Externamente, el culto a lo fugaz se antoja un buen negocio. Somos unos consumidores fáciles, caprichosos, carentes de criterio y débiles de voluntad. Verdaderos gourmets de lo desechable. Si la economía es la satisfacción de las necesidades, las nuestras son tan numerosas que parecen favorecer la buena marcha del mercado.

Sin embargo, para esta mentalidad, tener hijos es una decisión pésima, nada rentable. Los niños gastan mucho, no producen, quitan tiempo, exigen sacrificios. Lo hacen no de manera puntual, sino a lo largo del tiempo. Además, cuando crecen tienden a mostrarse ingratos con sus progenitores. Por si eso no fuera suficiente, tener niños es a menudo un lastre laboral, una complicación que dificulta traslados, viajes, alarga la jornada de trabajo, etc. Resulta, por lo tanto, más que comprensible que se opte por no tenerlos o tener, a lo sumo, uno, por eso de probar. Sin embargo, esa decisión racional, multiplicada por millones de individuos, acarreará el mal común.

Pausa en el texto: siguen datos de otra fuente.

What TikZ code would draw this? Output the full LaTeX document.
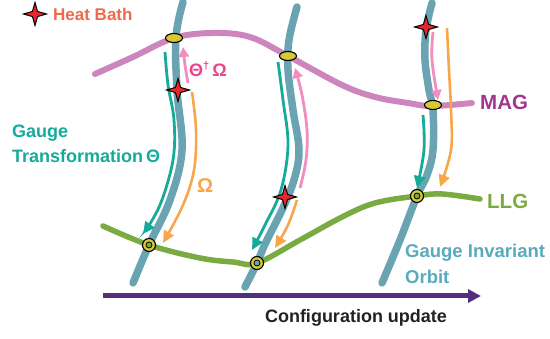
\documentclass[tikz,border=0pt]{standalone}
\usepackage{fontspec}
\setmainfont{Liberation Sans}
\usetikzlibrary{shapes.geometric, arrows.meta}

\definecolor{orbitc}{HTML}{6AA4B3}
\definecolor{magc}{HTML}{CC86BD}
\definecolor{llgc}{HTML}{7AAA42}
\definecolor{tealc}{HTML}{15AA9A}
\definecolor{orangec}{HTML}{F8A64C}
\definecolor{pinkc}{HTML}{F28DBD}
\definecolor{cfgc}{HTML}{52307E}
\definecolor{markc}{HTML}{D6C934}
\definecolor{starc}{HTML}{E8262C}
\definecolor{heattext}{HTML}{F0694A}
\definecolor{pinktext}{HTML}{E8468F}
\definecolor{magtext}{HTML}{A2368F}
\definecolor{orbittext}{HTML}{58AABE}
\definecolor{darktext}{HTML}{222222}

\begin{document}
\begin{tikzpicture}[x=1pt, y=-1pt,
  orbit/.style={line width=7.5pt, draw=orbitc, line cap=round},
  magline/.style={line width=6pt, draw=magc, line cap=round},
  llgline/.style={line width=5.5pt, draw=llgc, line cap=round},
  gaugearrow/.style={line width=2.8pt, draw=tealc, -{Triangle[length=12pt,width=11pt]}},
  omegaarrow/.style={line width=2.6pt, draw=orangec, -{Triangle[length=12pt,width=11pt]}},
  backarrow/.style={line width=2.8pt, draw=pinkc, -{Triangle[length=10pt,width=10pt]}},
  magmark/.style={ellipse, draw=black, line width=1.1pt, fill=markc, minimum width=17pt, minimum height=9pt, inner sep=0pt},
  llgmark/.style={circle, draw=black, line width=1.1pt, fill=markc, minimum size=13pt, inner sep=0pt},
  llgdot/.style={circle, draw=black, line width=0.8pt, minimum size=6pt, inner sep=0pt},
  kick/.style={star, star points=4, star point ratio=3.2, draw=black, line width=1pt, fill=starc, minimum size=23pt, inner sep=0pt},
  lbl/.style={inner sep=0pt, anchor=west}
]
\useasboundingbox (0,0) rectangle (550,339);

% gauge invariant orbits
\draw[orbit] plot[smooth, tension=0.6] coordinates {(183,2) (176,37) (177,90) (182,150) (170,200) (149,245) (133,283)};
\draw[orbit] plot[smooth, tension=0.6] coordinates {(297,7) (289,40) (288,70) (293,110) (299,150) (294,180) (282,210) (266,242) (257,263) (245,287)};
\draw[orbit] plot[smooth, tension=0.6] coordinates {(432,3) (426,30) (425,60) (429,90) (433,110) (433,150) (427,175) (417,196) (400,240) (382,283)};

% MAG and LLG manifolds
\draw[magline] plot[smooth, tension=0.6] coordinates {(95,74) (133,57) (174,38) (213,33) (250,37) (288,56) (342,85) (375,97) (408,103) (432,106) (472,103)};
\draw[llgline] plot[smooth, tension=0.6] coordinates {(103,226) (149,245) (200,258) (233,262) (257,263) (300,240) (342,217) (375,203) (417,196) (442,194) (480,199)};

% gauge transformations (teal)
\draw[gaugearrow] plot[smooth, tension=0.6] coordinates {(165,52) (168,85) (174,120) (173,160) (160,205) (143,234)};
\draw[gaugearrow] plot[smooth, tension=0.6] coordinates {(278,62) (283,100) (288,145) (281,190) (265,225) (252,250)};
\draw[gaugearrow] plot[smooth, tension=0.6] coordinates {(423,115) (424,150) (417,188)};

% Omega steps (orange)
\draw[omegaarrow] plot[smooth, tension=0.6] coordinates {(192,92) (196,130) (194,170) (183,205) (163,243)};
\draw[omegaarrow] plot[smooth, tension=0.6] coordinates {(297,200) (288,225) (275,248)};
\draw[omegaarrow] plot[smooth, tension=0.6] coordinates {(447,28) (449,70) (451,110) (451,150) (440,187)};

% back transformations (pink)
\draw[backarrow] plot[smooth, tension=0.6] coordinates {(188,83) (185,65) (183,47)};
\draw[backarrow] plot[smooth, tension=0.6] coordinates {(300,188) (306,160) (307,130) (302,95) (295,68)};
\draw[backarrow] plot[smooth, tension=0.6] coordinates {(433,32) (432,60) (438,100)};

% markers on MAG
\node[magmark] (m1) at (174,38) {};
\node[magmark] (m2) at (288,56) {};
\node[magmark] (m3) at (433,105) {};

% markers on LLG
\node[llgmark] (l1) at (149,245) {};
\node[llgdot, fill=llgc] (d1) at (l1) {};
\node[llgmark] (l2) at (257,263) {};
\node[llgdot, fill=orbitc] (d2) at (l2) {};
\node[llgmark] (l3) at (417,196) {};
\node[llgdot, fill=llgc] (d3) at (l3) {};

% heat bath kicks
\node[kick] (k0) at (35,14) {};
\node[kick] (k1) at (178,90) {};
\node[kick] (k2) at (285,197) {};
\node[kick] (k3) at (426,27) {};

% labels
\node[lbl, text=heattext, font=\bfseries\fontsize{17}{20}\selectfont] (heat) at (53,14) {Heat Bath};
\node[lbl, text=pinktext, font=\bfseries\fontsize{18}{20}\selectfont] (thetaomega) at (189,69) {Θ\raisebox{0.42em}{\fontsize{11}{11}\selectfont †}\,Ω};
\node[lbl, text=tealc, font=\bfseries\fontsize{18}{21}\selectfont] (gauge1) at (12,133) {Gauge};
\node[lbl, text=tealc, font=\bfseries\fontsize{18}{21}\selectfont] (gauge2) at (12,156) {Transformation\,Θ};
\node[lbl, text=orangec, font=\bfseries\fontsize{20}{22}\selectfont] (omega) at (197,186) {Ω};
\node[lbl, text=magtext, font=\bfseries\fontsize{20.5}{23}\selectfont] (mag) at (480,102) {MAG};
\node[lbl, text=llgc, font=\bfseries\fontsize{20.5}{23}\selectfont] (llg) at (487,201) {LLG};
\node[lbl, text=orbittext, font=\bfseries\fontsize{18.5}{21}\selectfont] (gio1) at (405,253) {Gauge Invariant};
\node[lbl, text=orbittext, font=\bfseries\fontsize{18.5}{21}\selectfont] (gio2) at (405,277) {Orbit};

% configuration update axis
\coordinate (cfgstart) at (103,296);
\coordinate (cfgend) at (481,296);
\draw[line width=5pt, draw=cfgc, -{Triangle[length=13pt,width=13pt]}] (cfgstart) -- (cfgend);
\node[text=darktext, font=\bfseries\fontsize{18}{21}\selectfont, inner sep=0pt] (cfg) at (356,318) {Configuration update};
\end{tikzpicture}
\end{document}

Una sociedad sin niños, sobrepoblada de ancianos, con la mitad de los jóvenes en paro, sueldos cada vez más bajos y una deuda pública creciente, no es una sociedad que esté recuperando competitividad y preparando las bases para un nuevo período de crecimiento y prosperidad. Es, sencillamente, una sociedad empeñada en segar la hierba bajo sus pies. Pensar que, llegado el momento, ya volveremos a importar mano de obra barata y crear nuevas burbujas de crédito, para equilibrar la balanza demográfica y sostener el sistema de pensiones, es jugar al aprendiz de brujo.

Las cosas no funcionan así. Deberíamos ya habernos dado cuenta.

En veinte años nos veremos como los personajes de las tragedias griegas. Entenderemos demasiado tarde que nuestros deseos nos condujeron a un destino aciago y que no supimos escuchar los signos que nos anunciaban tan claramente el porvenir. Nos quedará lamentarnos.